In the wake of the riot on Capitol Hill Wednesday afternoon, Republicans from all corners of the party have been stepping up to collectively condemn the violence and give analysis about the future of the GOP. In a sobering op-ed for The Wall Street Journal, political strategist Karl Rove simply said that the Republican Party is now in disarray.
“President Trump may have been correct at his Monday rally when he said of Georgia Republican Sens. David Perdue and Kelly Loeffler: ‘If they win I’ll get no credit, and if they lose they’re going to blame Trump.’ But Tuesday’s election and Wednesday’s mob assault on Congress were stark examples of the destructive reactions the president can generate,” wrote Rove.
As a number of Republicans have pointed out since the November election, Democrats gained in one major, key demographic: suburbanites, whom they’ve attracted, increasingly, since 2016
“One Trump effect was felt in Atlanta’s suburbs. In Clayton County in November, Democrat Jon Ossoff had a 71-point lead; on Tuesday it was 77. In DeKalb Mr. Ossoff led by 64 points in November; on Tuesday he led by 67,” he wrote. “In Gwinnett he led by 16 points in November and 20 on Tuesday. In Fulton, the state’s most populous county, Mr. Ossoff’s November lead was 41.6 points; on Tuesday, 43 points. These were enough to erase Mr. Perdue’s 88,000 vote lead in November and propel Mr. Ossoff to a narrow victory.”
“Mr. Trump tried to turn out his rural Georgia supporters, but the results were uneven and insufficient. Take the 14th Congressional District, which the president visited Monday. In November it had roughly 328,000 voters turn out; on Tuesday only 282,000 voted there, though there are several thousand ballots still outstanding,” he continued. “A key factor was the decision by many independents and soft Republicans to vote Democrat—largely, it appears, in response to Mr. Trump’s actions since the presidential election. These helped Democrats make the race about Mr. Trump and undermined GOP efforts to highlight the Democratic candidates’ left-wing views and present a Republican Senate as a check on Democrats in Washington.”
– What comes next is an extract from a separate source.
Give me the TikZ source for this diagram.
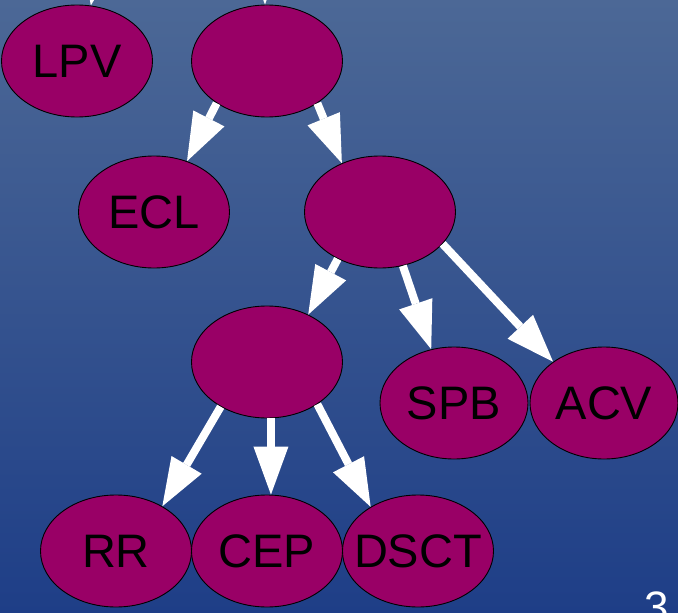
\documentclass[tikz,border=0pt]{standalone}
\usepackage{fontspec}
\setmainfont{Liberation Sans}
\usetikzlibrary{arrows.meta,shapes.geometric}
\definecolor{bgtop}{RGB}{76,104,150}
\definecolor{bgbot}{RGB}{30,62,135}
\definecolor{nodefill}{RGB}{153,0,102}
\tikzset{
  cls/.style={ellipse, draw=black, line width=0.9pt, fill=nodefill,
    minimum width=151pt, minimum height=112pt, inner sep=0pt},
  lbl/.style={inner sep=0pt, font=\fontsize{47}{47}\selectfont, text=black},
  edge/.style={draw=white, line width=8pt,
    -{Triangle[length=48pt,width=35pt,line width=0pt]}},
}
\begin{document}
\begin{tikzpicture}[x=1pt,y=-1pt]
\useasboundingbox (0,0) rectangle (678,613);
\clip (0,0) rectangle (678,613);
\shade[top color=bgtop, bottom color=bgbot] (0,0) rectangle (678,613);
% nodes
\node[cls, label={[lbl]center:LPV}] (lpv) at (77,61) {};
\node[cls] (a) at (267,61) {};
\node[cls, label={[lbl]center:ECL}] (ecl) at (154,212) {};
\node[cls] (b) at (380,212) {};
\node[cls] (c) at (267,362) {};
\node[cls, minimum width=148pt, label={[lbl]center:SPB}] (spb) at (454,403) {};
\node[cls, minimum width=148pt, label={[lbl]center:ACV}] (acv) at (604,403) {};
\node[cls, minimum width=151pt, label={[lbl]center:RR}] (rr) at (116,551) {};
\node[cls, minimum width=151pt, label={[lbl]center:CEP}] (cep) at (267,551) {};
\node[cls, minimum width=151pt, label={[lbl]center:DSCT}] (dsct) at (418,551) {};
% free ends above the picture
\coordinate (inl) at (100,-45);
\coordinate (ina) at (264,-45);
% edges
\draw[edge] (inl) -- (lpv.76);
\draw[edge] (ina) -- (a.92);
\draw[edge] (a.220) -- (ecl.57);
\draw[edge] (a.320) -- (b.128);
\draw[edge] (b.228) -- (c.49);
\draw[edge] (b.293) -- (spb.113);
\draw[edge] (b.333) -- (acv.141);
\draw[edge] (c.224) -- (rr.44);
\draw[edge] (c.274) -- (cep.86);
\draw[edge] (c.320) -- (dsct.137);
% page number
\node[anchor=base, text=white, font=\fontsize{44}{44}\selectfont, inner sep=0pt] (pg) at (657,622) {3};
\end{tikzpicture}
\end{document}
After criticizing Trump for his claims of a stolen election amid the Georgia run-off campaign, Rove did correctly turn his eye at Democrats for the precedent they set by questioning previous Electoral College results.
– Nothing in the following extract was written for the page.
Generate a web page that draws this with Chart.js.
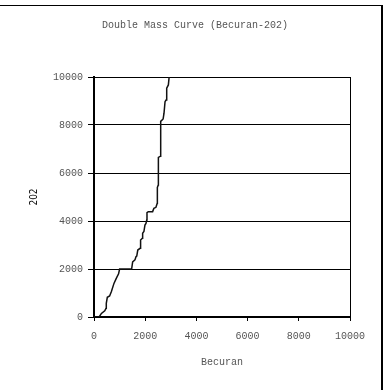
<!DOCTYPE html>
<html>
<head>
<meta charset="utf-8">
<script src="https://cdn.jsdelivr.net/npm/chart.js@4"></script>
<style>
  html, body { margin: 0; padding: 0; background: #fff; }
  #wrap { position: relative; width: 390px; height: 390px; overflow: hidden; }
  #frame { position: absolute; left: 0; top: 5px; width: 381px; height: 400px;
           border-top: 1px solid #000; border-right: 2px solid #000; pointer-events: none; }
</style>
</head>
<body>
<div id="wrap">
  <canvas id="chart" width="390" height="390"></canvas>
  <div id="frame"></div>
</div>
<script>
// 累積雨量 (Becuran)
const becuran = [0, 200, 290, 420, 470, 480, 520, 610, 680, 780,
    870, 960, 1000, 1470, 1510, 1600, 1640, 1670, 1710, 1800,
    1820, 1890, 1900, 1950, 1990, 2030, 2060, 2070, 2120, 2290,
    2340, 2420, 2470, 2475, 2510, 2515, 2600, 2605, 2700, 2735,
    2775, 2815, 2840, 2905, 2935];

// 累積雨量 (202)
const sta202 = [0, 0, 150, 260, 360, 570, 820, 875, 1060, 1400,
    1610, 1800, 2000, 2000, 2300, 2380, 2510, 2540, 2790, 2860,
    3210, 3280, 3490, 3560, 3830, 3900, 4040, 4350, 4390, 4390,
    4530, 4570, 4740, 5400, 5500, 6650, 6700, 8150, 8250, 8490,
    8970, 9040, 9530, 9670, 10000];

// 軸の目盛り
const xTicks = [0, 2000, 4000, 6000, 8000, 10000];
const yTicks = [0, 2000, 4000, 6000, 8000, 10000];

const titleText = 'Double Mass Curve (Becuran-202)';
const xTitle = 'Becuran';
const yTitle = '202';

const monoFont = "'Liberation Mono', 'Courier New', monospace";
const textGray = '#555';

const points = becuran.map((x, i) => ({ x: x, y: sta202[i] }));

const ctx = document.getElementById('chart').getContext('2d');
const chart = new Chart(ctx, {
    type: 'scatter',
    data: {
        datasets: [{
            data: points,
            showLine: true,
            borderColor: '#111',
            borderWidth: 1.5,
            pointRadius: 0,
            tension: 0
        }]
    },
    options: {
        responsive: false,
        animation: false,
        layout: { padding: 0 },
        plugins: {
            legend: { display: false },
            tooltip: { enabled: false },
            title: {
                display: true,
                text: titleText,
                color: textGray,
                font: { family: monoFont, size: 10, weight: 'normal' },
                padding: { top: 19, bottom: 46 }
            }
        },
        scales: {
            x: {
                type: 'linear',
                min: xTicks[0],
                max: xTicks[xTicks.length - 1],
                afterBuildTicks: s => { s.ticks = xTicks.map(v => ({ value: v })); },
                afterFit: s => { s.height = 73; },
                border: { display: true, color: '#000', width: 2 },
                grid: { display: true, drawOnChartArea: false, color: '#000', tickLength: 4 },
                ticks: {
                    color: textGray,
                    padding: 9,
                    maxRotation: 0,
                    font: { family: monoFont, size: 10 },
                    callback: v => String(v)
                },
                title: {
                    display: true,
                    text: xTitle,
                    color: textGray,
                    font: { family: monoFont, size: 10 },
                    padding: { top: 0, bottom: 22 }
                }
            },
            y: {
                type: 'linear',
                min: yTicks[0],
                max: yTicks[yTicks.length - 1],
                afterBuildTicks: s => { s.ticks = yTicks.map(v => ({ value: v })); },
                afterFit: s => { s.width = 94; },
                border: { display: true, color: '#000', width: 2 },
                grid: { display: true, color: '#000', lineWidth: 1, tickLength: 6 },
                ticks: {
                    color: textGray,
                    padding: 5,
                    font: { family: monoFont, size: 10 },
                    callback: v => String(v)
                },
                title: {
                    display: true,
                    text: yTitle,
                    color: '#000',
                    font: { family: "'Liberation Sans Narrow', 'DejaVu Sans Condensed', sans-serif", size: 10 },
                    padding: { top: 28, bottom: 0 }
                }
            },
            yRight: {
                type: 'linear',
                position: 'right',
                min: yTicks[0],
                max: yTicks[yTicks.length - 1],
                afterFit: s => { s.width = 40; },
                border: { display: true, color: '#000', width: 1 },
                grid: { display: false },
                ticks: { display: false }
            }
        }
    }
});
</script>
</body>
</html>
“As Democrats ride their high horses about Wednesday’s congressional fiasco, it’s worth recalling that they’ve also challenged Electoral College results. In 2001 the House Democrats’ effort fizzled on the floor when they failed to recruit the necessary senator to force a debate,” he wrote. “These weren’t backbenchers: One, John Conyers, was later Judiciary Committee chair and another, Maxine Waters, had been Congressional Black Caucus chair. Then in 2005, as wild rumors swirled over President George W. Bush’s 118,601-vote Ohio win—including that I’d ordered a would-be whistleblower murdered—House members got their raucous debate after being joined by California Sen. Barbara Boxer.”
That said, Rove noted that never has a sitting president actively incited “a crowd to shut down the Congress as it received the Electoral College results.”
“It’s a mess. The GOP is bitterly split, Democrats will control the presidency, Senate and House, and 34% of Americans wrongly believe the election was rigged,” he concluded. “The Trump presidency is ending with his followers violently shutting down the Capitol. Helluva way to start 2021.”